Ces méthodes seules ne pouvant être suffisantes pour endiguer le risque d’introduction de D. suzukii - capable de résister à la saison hivernale en métropole il est probable que des individus ou leurs œufs passent la barrière du traitement au froid, sans parler de la difficulté de la mise en pratique d’un contrôle systématique et efficace des importations - l’ANSES préconisait et encourageait la sensibilisation des populations aux risques associés à l’introduction d’espèces sur sol insulaire. De fait, l’implication des acteurs locaux et des populations est indispensable au bon déroulement de ce type d’actions.

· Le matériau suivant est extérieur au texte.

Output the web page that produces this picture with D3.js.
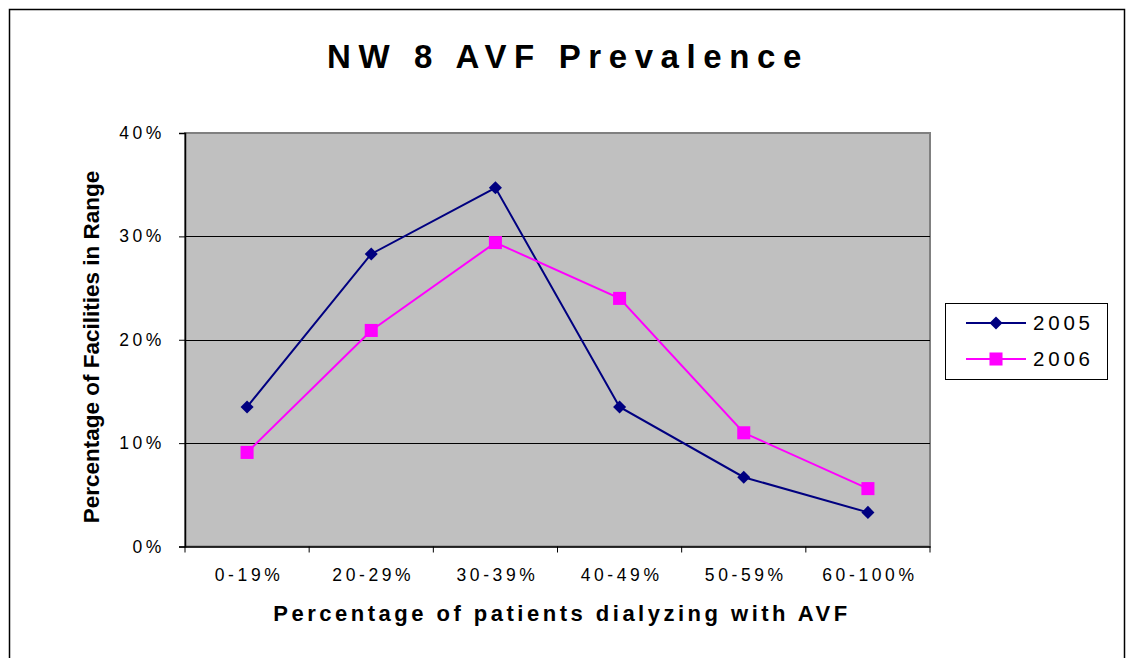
<!DOCTYPE html>
<html lang="en">
<head>
<meta charset="UTF-8">
<script src="https://cdn.jsdelivr.net/npm/d3@7"></script>
<style>
  body { margin: 0; background: #fff; }
  text { font-family: "Liberation Sans", Arial, sans-serif; }
</style>
</head>
<body>
<div id="chart"></div>
<script>
    // data
    var categories = ["0-19%", "20-29%", "30-39%", "40-49%", "50-59%", "60-100%"];
    var values2005 = [0.135, 0.283, 0.347, 0.135, 0.067, 0.033];
    var values2006 = [0.091, 0.209, 0.294, 0.240, 0.110, 0.056];
    var seriesNames = ["2005", "2006"];
    var yTicks = [0, 0.1, 0.2, 0.3, 0.4];

    var W = 1130, H = 658;
    var plot = {left: 185, top: 133, right: 930, bottom: 546.5};

    var svg = d3.select("#chart").append("svg")
        .attr("width", W)
        .attr("height", H);

    // outer chart border
    svg.append("rect")
        .attr("x", 9.5).attr("y", 9.5)
        .attr("width", 1115).attr("height", 660)
        .attr("fill", "#fff")
        .attr("stroke", "#000")
        .attr("stroke-width", 1.5);

    var x = d3.scaleBand()
        .domain(categories)
        .range([plot.left, plot.right]);

    var y = d3.scaleLinear()
        .domain([0, 0.4])
        .range([plot.bottom, plot.top]);

    // plot area
    svg.append("rect")
        .attr("x", plot.left).attr("y", plot.top)
        .attr("width", plot.right - plot.left)
        .attr("height", plot.bottom - plot.top)
        .attr("fill", "#c0c0c0")
        .attr("stroke", "#808080")
        .attr("stroke-width", 2);

    // gridlines
    svg.selectAll("line.grid")
        .data(yTicks.slice(1, 4))
        .enter()
        .append("line")
        .attr("class", "grid")
        .attr("x1", plot.left).attr("x2", plot.right)
        .attr("y1", function (d) { return Math.round(y(d)) + 0.5; })
        .attr("y2", function (d) { return Math.round(y(d)) + 0.5; })
        .attr("stroke", "#000")
        .attr("stroke-width", 1);

    // y axis
    var yAxis = d3.axisLeft(y)
        .tickValues(yTicks)
        .tickFormat(d3.format(".0%"))
        .tickSize(6)
        .tickPadding(18);

    var gy = svg.append("g")
        .attr("transform", "translate(" + plot.left + ",0)")
        .call(yAxis);
    gy.select(".domain").attr("stroke", "#000").attr("stroke-width", 1.5);
    gy.selectAll(".tick line").attr("stroke", "#000");
    gy.selectAll(".tick text")
        .attr("font-size", 17.5)
        .attr("letter-spacing", 3.6)
        .attr("dx", 4)
        .attr("fill", "#000");

    // x axis
    var xAxis = d3.axisBottom(x)
        .tickSize(0)
        .tickPadding(22);

    var gx = svg.append("g")
        .attr("transform", "translate(0," + plot.bottom + ")")
        .call(xAxis);
    gx.select(".domain").attr("stroke", "#000").attr("stroke-width", 1.5);
    gx.selectAll(".tick text")
        .attr("font-size", 17.5)
        .attr("letter-spacing", 3.6)
        .attr("dx", 2)
        .attr("fill", "#000");

    // x tick marks between categories
    var edges = categories.map(function (c) { return x(c); }).concat([plot.right]);
    svg.selectAll("line.xtick")
        .data(edges)
        .enter()
        .append("line")
        .attr("x1", function (d) { return d; })
        .attr("x2", function (d) { return d; })
        .attr("y1", plot.bottom).attr("y2", plot.bottom + 6)
        .attr("stroke", "#000");

    // diamond = square turned by 45 degrees
    var series = [
        {name: seriesNames[0], values: values2005, color: "#000080", shape: d3.symbolSquare, size: 85, rot: 45},
        {name: seriesNames[1], values: values2006, color: "#ff00ff", shape: d3.symbolSquare, size: 170, rot: 0}
    ];

    var line = d3.line()
        .x(function (d, i) { return x(categories[i]) + x.bandwidth() / 2; })
        .y(function (d) { return y(d); });

    series.forEach(function (s) {
        svg.append("path")
            .attr("d", line(s.values))
            .attr("fill", "none")
            .attr("stroke", s.color)
            .attr("stroke-width", 2);

        svg.selectAll(null)
            .data(s.values)
            .enter()
            .append("path")
            .attr("d", d3.symbol().type(s.shape).size(s.size))
            .attr("transform", function (d, i) {
                return "translate(" + (x(categories[i]) + x.bandwidth() / 2) + "," + y(d) + ") rotate(" + s.rot + ")";
            })
            .attr("fill", s.color);
    });

    // title
    svg.append("text")
        .attr("x", 568).attr("y", 68)
        .attr("text-anchor", "middle")
        .attr("font-size", 33)
        .attr("font-weight", "bold")
        .attr("letter-spacing", 7.6)
        .text("NW 8 AVF Prevalence");

    // axis titles
    svg.append("text")
        .attr("x", 562).attr("y", 621)
        .attr("text-anchor", "middle")
        .attr("font-size", 22)
        .attr("font-weight", "bold")
        .attr("letter-spacing", 3.5)
        .text("Percentage of patients dialyzing with AVF");

    svg.append("text")
        .attr("transform", "translate(99,347) rotate(-90)")
        .attr("text-anchor", "middle")
        .attr("font-size", 22.5)
        .attr("font-weight", "bold")
        .text("Percentage of Facilities in Range");

    // legend
    var lg = svg.append("g").attr("transform", "translate(945,303)");
    lg.append("rect")
        .attr("x", 0.5).attr("y", 0.5)
        .attr("width", 162).attr("height", 76)
        .attr("fill", "#fff")
        .attr("stroke", "#000");

    series.forEach(function (s, i) {
        var cy = 20 + i * 36;
        lg.append("line")
            .attr("x1", 21).attr("x2", 81)
            .attr("y1", cy).attr("y2", cy)
            .attr("stroke", s.color)
            .attr("stroke-width", 2);
        lg.append("path")
            .attr("d", d3.symbol().type(s.shape).size(s.size))
            .attr("transform", "translate(51," + cy + ") rotate(" + s.rot + ")")
            .attr("fill", s.color);
        lg.append("text")
            .attr("x", 88).attr("y", cy + 7)
            .attr("font-size", 20.5)
            .attr("letter-spacing", 3.8)
            .text(s.name);
    });
</script>
</body>
</html>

Soit, la présence de D. suzukii à la Réunion étant confirmée par de récentes caractérisations, l’ANSES recommande le maintien de contrôles phytosanitaires des importations dès leur arrivée – bien qu’ils soient difficile à mettre en œuvre compte tenu de la masse de fruits importés – ainsi que l’augmentation des efforts de sensibilisation et d’inspection des passagers. A ces mesures prophylactiques s’ajoute la possibilité d’installer des filets de protection autours des cultures à risque, afin d’éviter que les mouches ne viennent pondre à l’intérieur des fruits. Concernant Mayotte pour lequel le risque est évalué plus faible, l’ANSES recommande une surveillance régulière des cultures afin de détecter la possible arrivée sur le territoire de D. suzukii.
Pour aller plus loin :
[1]
L’ANSES est une agence réalisant sur demande des expertises scientifiques indépendantes d’évaluation des risques sanitaires, alimentaires ou environnementaux.
[2]
Comprenant plus de 150 000 espèces décrites, l’ordre des diptères est caractérisé par la possession d’une unique paire d’ailes membraneuses (di : deux ; pteron : aile).
[3]
Analyse du risque phytosanitaire sur Drosophila suzukii pour la Réunion. Avis de l’ANSES, Juillet 2014.
[4]
Source Philippe Thomas, responsable de l’Unité de Santé des Végétaux de la DAAF (Direction de l’Alimentation, de l’Agriculture et de la Forêt) à la Réunion.
[5]
A propos des cerisiers de Cayenne, le rapport de l’ANSES fait état de craintes concernant l’impact que pourrait avoir la présence de D. suzukii sur sa culture.